[BEGIN Material shown]
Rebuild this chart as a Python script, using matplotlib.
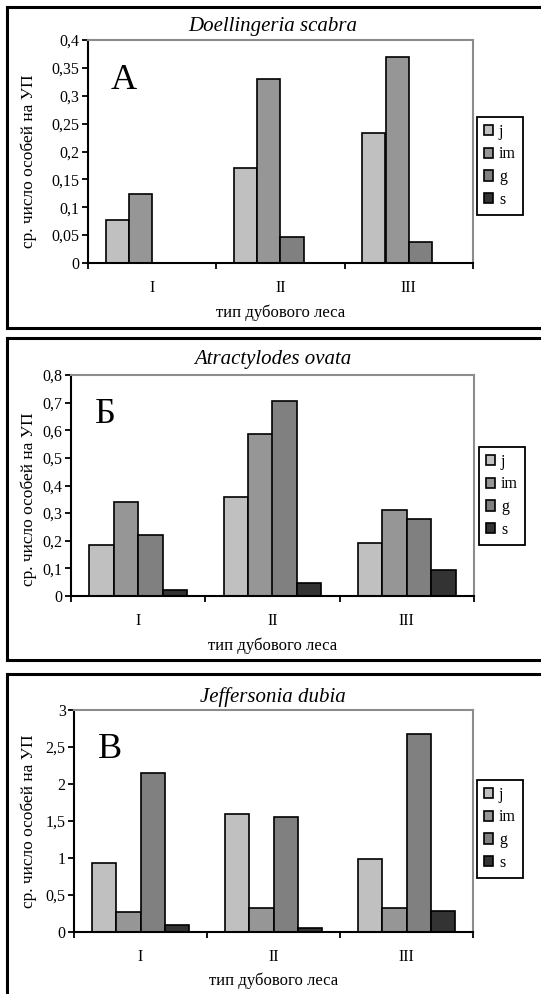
import numpy as np
import matplotlib
matplotlib.use("Agg")
import matplotlib.pyplot as plt
from matplotlib.lines import Line2D
from matplotlib.ticker import FuncFormatter, FixedLocator

plt.rcParams['font.family'] = ['Liberation Serif', 'DejaVu Serif']

groups = ['I', 'II', 'III']
series = ['j', 'im', 'g', 's']
colors = ['#c0c0c0', '#969696', '#808080', '#333333']

# Doellingeria scabra
a_j = [0.077, 0.17, 0.233]
a_im = [0.123, 0.33, 0.37]
a_g = [0.0, 0.047, 0.037]
a_s = [0.0, 0.0, 0.0]

# Atractylodes ovata
b_j = [0.185, 0.36, 0.192]
b_im = [0.34, 0.585, 0.313]
b_g = [0.22, 0.705, 0.28]
b_s = [0.02, 0.047, 0.095]

# Jeffersonia dubia
c_j = [0.93, 1.6, 0.98]
c_im = [0.27, 0.32, 0.32]
c_g = [2.15, 1.55, 2.68]
c_s = [0.1, 0.05, 0.28]

W, H = 541, 994
fig = plt.figure(figsize=(W / 100, H / 100), dpi=100)


def fx(x):
    return x / W


def fy(y):
    return 1 - y / H


def frame(top, bottom):
    kw = dict(color='black', lw=2.2, transform=fig.transFigure, solid_capstyle='projecting')
    fig.add_artist(Line2D([fx(7), fx(545)], [fy(top), fy(top)], **kw))
    fig.add_artist(Line2D([fx(7), fx(7)], [fy(top), fy(bottom)], **kw))
    if bottom < H:
        fig.add_artist(Line2D([fx(7), fx(545)], [fy(bottom), fy(bottom)], **kw))


def comma(v, pos):
    s = f'{v:g}'
    return s.replace('.', ',')


def panel(box, data, ymax, ystep, title, letter, title_y, leg_box, xlab_y, ylab_y):
    left, top, right, bottom = box
    ax = fig.add_axes([fx(left), fy(bottom), fx(right - left), (bottom - top) / H])
    n = len(series)
    w = 1 / 5.5
    x = np.arange(len(groups))
    handles = []
    for i, (vals, col) in enumerate(zip(data, colors)):
        b = ax.bar(x + (i - (n - 1) / 2) * w, vals, width=w, color=col,
                   edgecolor='black', linewidth=1.2, label=series[i])
        handles.append(b)
    ax.set_xlim(-0.5, 2.5)
    ax.set_ylim(0, ymax)
    ax.set_yticks(np.arange(0, ymax + ystep / 2, ystep))
    ax.yaxis.set_major_formatter(FuncFormatter(comma))
    ax.set_xticks(x)
    ax.set_xticklabels(groups)
    ax.xaxis.set_minor_locator(FixedLocator([-0.5, 0.5, 1.5, 2.5]))
    ax.tick_params(axis='x', which='major', length=0, labelsize=11.5, pad=12)
    ax.tick_params(axis='x', which='minor', length=4, width=1.3, direction='out')
    ax.tick_params(axis='y', length=4, width=1.3, direction='out', labelsize=11.5, pad=2)
    for s in ['left', 'bottom']:
        ax.spines[s].set_color('black')
        ax.spines[s].set_linewidth(1.5)
    for s in ['top', 'right']:
        ax.spines[s].set_color('#8c8c8c')
        ax.spines[s].set_linewidth(1.5)
    ax.set_ylabel('ср. число особей на УП', fontsize=12.5, va='center')
    ax.yaxis.set_label_coords(-(left - 29) / (right - left),
                              (bottom - ylab_y) / (bottom - top))
    ax.set_xlabel('тип дубового леса', fontsize=12, va='center')
    ax.xaxis.set_label_coords(0.5, -(xlab_y - bottom) / (bottom - top))
    fig.text(fx(273), fy(title_y), title, fontsize=15, style='italic',
             ha='center', va='center')
    ax.text(0.06, 0.82, letter, transform=ax.transAxes, fontsize=26,
            ha='left', va='center')
    lx0, ly0, lx1, ly1 = leg_box
    leg = fig.legend(handles=handles, labels=series, loc='upper left',
                     bbox_to_anchor=(fx(lx0), fy(ly0)), frameon=True,
                     fancybox=False, edgecolor='black', framealpha=1,
                     handlelength=0.6, handleheight=0.6, handletextpad=0.35,
                     labelspacing=0.42, borderpad=0.42, borderaxespad=0,
                     fontsize=11.5)
    leg.get_frame().set_linewidth(1.3)
    return ax


frame(7, 328)
frame(338, 660)
frame(674, 1100)

panel((88, 40, 473, 263), [a_j, a_im, a_g, a_s], 0.4, 0.05,
      'Doellingeria scabra', 'А', 27, (477, 117, 522, 215), 313, 161)
panel((71, 375, 474, 596), [b_j, b_im, b_g, b_s], 0.8, 0.1,
      'Atractylodes ovata', 'Б', 360, (479, 447, 522, 545), 646, 499)
panel((74, 710, 473, 932), [c_j, c_im, c_g, c_s], 3.0, 0.5,
      'Jeffersonia dubia', 'В', 697, (477, 780, 522, 877), 981, 821)

fig.savefig('out.png', dpi=100, facecolor='white')
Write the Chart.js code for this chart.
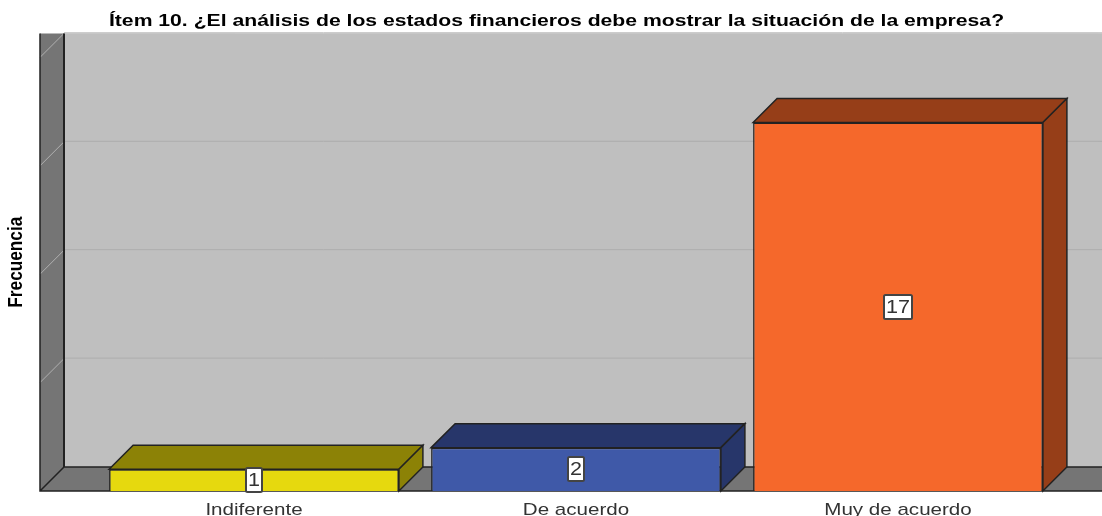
<!DOCTYPE html>
<html>
<head>
<meta charset="utf-8">
<title>Ítem 10</title>
<script src="https://cdn.jsdelivr.net/npm/chart.js@4"></script>
<style>
    html, body { margin: 0; padding: 0; background: #fff; overflow: hidden; }
    canvas { display: block; }
</style>
</head>
<body>
<canvas id="chart" width="1102" height="516"></canvas>
<script>
var TITLE = 'Ítem 10. ¿El análisis de los estados financieros debe mostrar la situación de la empresa?';
var Y_TITLE = 'Frecuencia';
var categories = ['Indiferente', 'De acuerdo', 'Muy de acuerdo'];
var values = [1, 2, 17];
var frontColors = ['#e6d90e', '#3f59a8', '#f5682b'];
var shadeColors = ['#8c8206', '#27366a', '#963e18'];

var DEPTH = 24;      // 3D offset of the back plane
var WALL_LEFT = 53;  // distance from the first category edge to the wall
var LINE = '#222222';

// the reference text is stretched sideways, no installed font is that wide
function withStretch(ctx, sx, dx, fn) {
    var fillText = ctx.fillText;
    ctx.fillText = function (text, x, y) {
        this.save();
        this.translate(x + dx, y);
        this.scale(sx, 1);
        fillText.call(this, text, 0, 0);
        this.restore();
    };
    fn();
    delete ctx.fillText;
}

function wrapDraw(owner, method, ctx, sx, dx) {
    var orig = owner[method];
    owner[method] = function () {
        var self = this, args = arguments;
        withStretch(ctx, sx, dx, function () { orig.apply(self, args); });
    };
}

function poly(ctx, pts, fill, stroke, width) {
    ctx.beginPath();
    ctx.moveTo(pts[0][0], pts[0][1]);
    for (var i = 1; i < pts.length; i++) ctx.lineTo(pts[i][0], pts[i][1]);
    ctx.closePath();
    if (fill) { ctx.fillStyle = fill; ctx.fill(); }
    if (stroke) { ctx.strokeStyle = stroke; ctx.lineWidth = width || 1.5; ctx.stroke(); }
}

var room3d = {
    id: 'room3d',
    afterLayout: function (chart) {
        wrapDraw(chart.titleBlock, 'draw', chart.ctx, 1.245, 25);
        wrapDraw(chart.scales.x, 'drawLabels', chart.ctx, 1.21, 0);
        wrapDraw(chart.scales.y, 'drawTitle', chart.ctx, 0.82, 12);
    },
    beforeDatasetsDraw: function (chart) {
        var ctx = chart.ctx, a = chart.chartArea, y = chart.scales.y;
        var x0 = a.left - WALL_LEFT, x1 = x0 + DEPTH, right = chart.width;
        var top = a.top - DEPTH, bottom = a.bottom;
        ctx.save();
        // back wall, side wall, floor
        ctx.fillStyle = '#bfbfbf';
        ctx.fillRect(x1, top, right - x1, bottom - DEPTH - top);
        poly(ctx, [[x0, top], [x1, top], [x1, bottom - DEPTH], [x0, bottom]], '#757575');
        poly(ctx, [[x0, bottom], [x1, bottom - DEPTH], [right + 2, bottom - DEPTH], [right + 2, bottom]], '#757575');
        // gridlines on the back wall, diagonals on the side wall
        y.ticks.forEach(function (t) {
            if (t.value === 0) return;
            var py = y.getPixelForValue(t.value);
            ctx.strokeStyle = '#adadad';
            ctx.lineWidth = 1;
            ctx.beginPath();
            ctx.moveTo(x1, py - DEPTH - 0.5);
            ctx.lineTo(right, py - DEPTH - 0.5);
            ctx.stroke();
            ctx.strokeStyle = '#b0b0b0';
            ctx.beginPath();
            ctx.moveTo(x0, py);
            ctx.lineTo(x1, py - DEPTH);
            ctx.stroke();
        });
        ctx.strokeStyle = LINE;
        ctx.lineWidth = 1.5;
        ctx.beginPath();
        ctx.moveTo(x0, top);
        ctx.lineTo(x0, bottom);
        ctx.lineTo(right, bottom);
        ctx.moveTo(x0, bottom);
        ctx.lineTo(x1, bottom - DEPTH);
        ctx.lineTo(right, bottom - DEPTH);
        ctx.stroke();
        ctx.lineWidth = 2;
        ctx.beginPath();
        ctx.moveTo(x1, top);
        ctx.lineTo(x1, bottom - DEPTH);
        ctx.stroke();
        // top and side faces of the bars
        chart.getDatasetMeta(0).data.forEach(function (bar, i) {
            var l = bar.x - bar.width / 2, r = bar.x + bar.width / 2;
            poly(ctx, [[l, bar.y], [l + DEPTH, bar.y - DEPTH], [r + DEPTH, bar.y - DEPTH], [r, bar.y]], shadeColors[i], LINE);
            poly(ctx, [[r, bar.y], [r + DEPTH, bar.y - DEPTH], [r + DEPTH, bar.base - DEPTH], [r, bar.base]], shadeColors[i], LINE);
        });
        ctx.restore();
    },
    afterDatasetsDraw: function (chart) {
        var ctx = chart.ctx, stretch = 1.2;
        ctx.save();
        ctx.font = '18px "Liberation Sans"';
        ctx.textAlign = 'center';
        ctx.textBaseline = 'middle';
        chart.getDatasetMeta(0).data.forEach(function (bar, i) {
            var text = String(values[i]);
            var w = Math.round(ctx.measureText(text).width * stretch + 4);
            var h = 24;
            var cy = (bar.y + bar.base) / 2;
            ctx.fillStyle = '#ffffff';
            ctx.strokeStyle = '#444444';
            ctx.lineWidth = 2;
            ctx.beginPath();
            ctx.roundRect(Math.round(bar.x - w / 2), Math.round(cy - h / 2), w, h, 1.5);
            ctx.fill();
            ctx.stroke();
            ctx.fillStyle = '#333333';
            withStretch(ctx, stretch, 0, function () { ctx.fillText(text, bar.x, cy + 1); });
        });
        ctx.restore();
    }
};

new Chart(document.getElementById('chart'), {
    type: 'bar',
    data: {
        labels: categories,
        datasets: [{
            data: values,
            backgroundColor: frontColors,
            borderColor: LINE,
            borderWidth: 1.5,
            barPercentage: 0.9,
            categoryPercentage: 1,
        }],
    },
    plugins: [room3d],
    options: {
        responsive: false,
        animation: false,
        layout: { padding: { left: 4, right: 43, top: 0, bottom: 0 } },
        plugins: {
            legend: { display: false },
            tooltip: { enabled: false },
            title: {
                display: true,
                text: TITLE,
                color: '#000000',
                font: { family: '"Liberation Sans"', size: 17, weight: 'bold' },
                padding: { top: 11, bottom: 26 },
            },
        },
        scales: {
            x: {
                grid: { display: false },
                border: { display: false },
                ticks: {
                    color: '#333333',
                    padding: 1,
                    maxRotation: 0,
                    font: { family: '"Liberation Sans"', size: 17 },
                },
                afterFit: function (scale) { scale.height = 25; },
            },
            y: {
                min: 0,
                max: 20,
                grid: { display: false },
                border: { display: false },
                ticks: { display: false, stepSize: 5 },
                title: {
                    display: true,
                    text: Y_TITLE,
                    color: '#000000',
                    font: { family: '"Liberation Sans"', size: 21, weight: 'bold' },
                    padding: 0,
                },
                afterFit: function (scale) { scale.width = 89; },
            },
        },
    },
});
</script>
</body>
</html>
[END Material shown]
#### [Task requirements]
Return the material line for line, from its beginning to the line that contains "[fy(bottom), fy(bottom)], **kw))", with the pictures left out.

#### [Answer to this task]
Rebuild this chart as a Python script, using matplotlib.
import numpy as np
import matplotlib
matplotlib.use("Agg")
import matplotlib.pyplot as plt
from matplotlib.lines import Line2D
from matplotlib.ticker import FuncFormatter, FixedLocator

plt.rcParams['font.family'] = ['Liberation Serif', 'DejaVu Serif']

groups = ['I', 'II', 'III']
series = ['j', 'im', 'g', 's']
colors = ['#c0c0c0', '#969696', '#808080', '#333333']

# Doellingeria scabra
a_j = [0.077, 0.17, 0.233]
a_im = [0.123, 0.33, 0.37]
a_g = [0.0, 0.047, 0.037]
a_s = [0.0, 0.0, 0.0]

# Atractylodes ovata
b_j = [0.185, 0.36, 0.192]
b_im = [0.34, 0.585, 0.313]
b_g = [0.22, 0.705, 0.28]
b_s = [0.02, 0.047, 0.095]

# Jeffersonia dubia
c_j = [0.93, 1.6, 0.98]
c_im = [0.27, 0.32, 0.32]
c_g = [2.15, 1.55, 2.68]
c_s = [0.1, 0.05, 0.28]

W, H = 541, 994
fig = plt.figure(figsize=(W / 100, H / 100), dpi=100)


def fx(x):
    return x / W


def fy(y):
    return 1 - y / H


def frame(top, bottom):
    kw = dict(color='black', lw=2.2, transform=fig.transFigure, solid_capstyle='projecting')
    fig.add_artist(Line2D([fx(7), fx(545)], [fy(top), fy(top)], **kw))
    fig.add_artist(Line2D([fx(7), fx(7)], [fy(top), fy(bottom)], **kw))
    if bottom < H:
        fig.add_artist(Line2D([fx(7), fx(545)], [fy(bottom), fy(bottom)], **kw))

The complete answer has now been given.